Three-generation farmhouse mistakenly bulldozed

Associated Press
 

CUMMING, Ga. – Three generations of James Wheeler’s family were sheltered by a farmhouse built by his grandfather about 80 years ago.

Now, there’s only red dirt, weeds and scattered debris where the farmhouse once stood because a bulldozer driver accidentally razed the house for a new subdivision.

“It can never be replaced,” said Wheeler, a 57-year-old accountant in Cumming. “My grandfather built that house in the 1920s. My mother was raised in that house. My grandfather made the cabinets. I didn’t expect to lose those.”

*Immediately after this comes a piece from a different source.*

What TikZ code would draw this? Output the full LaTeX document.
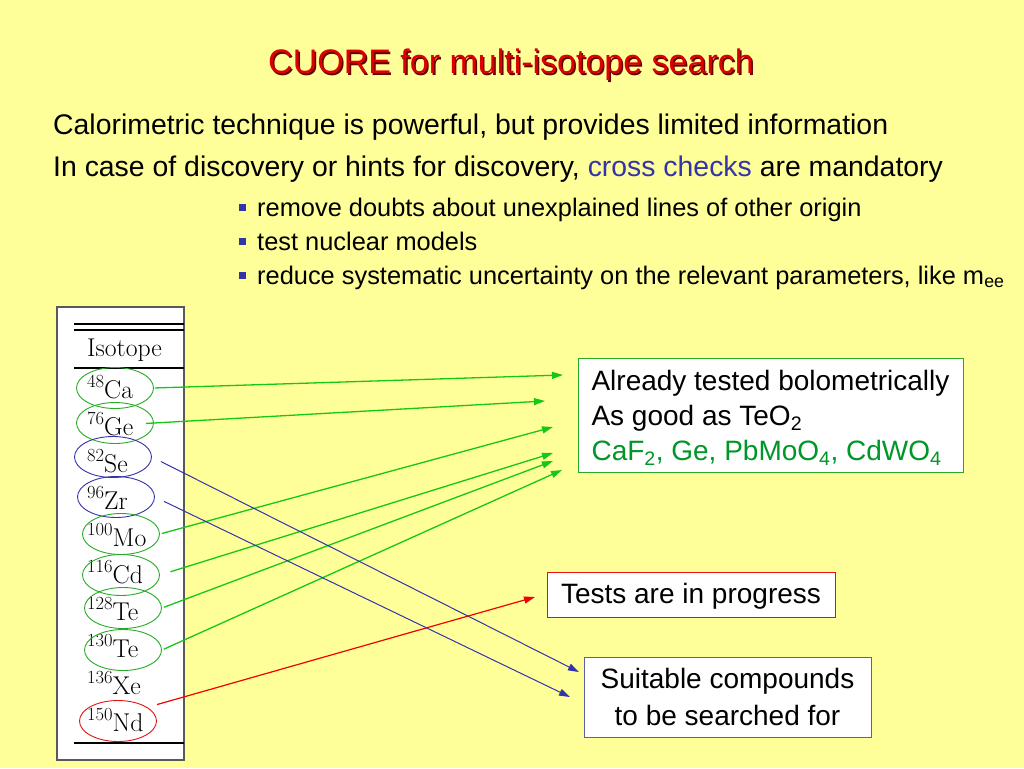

Dallas-based Centex Homes moved or demolished about 10 structures on the 83 acres around Wheeler’s 22-acre plot to make room for about 335 homes.

“It was an unfortunate accident,” said Jay Thrower, Centex’s senior vice president. “Our property was next to his piece of property.”

After Wheeler’s grandparents died, the house went to his mother. She moved into a retirement apartment three years ago, and the house had been vacant since. Wheeler said he checked on it about once a month, the last time in mid-June.

Wheeler said money could not make up for his loss.

“I remember helping my grandfather kill hogs there,” he said. “We salted them and hung them in there.”

He said he was stunned when his sister, Janice Chumley, called in late July to say the family farmhouse had disappeared. He went to the Forsyth County Sheriff’s Office.

The sheriff’s office investigated, decided it was an accident and, therefore, a civil matter.

Thrower said the company’s “number one concern is trying to make it right for him.”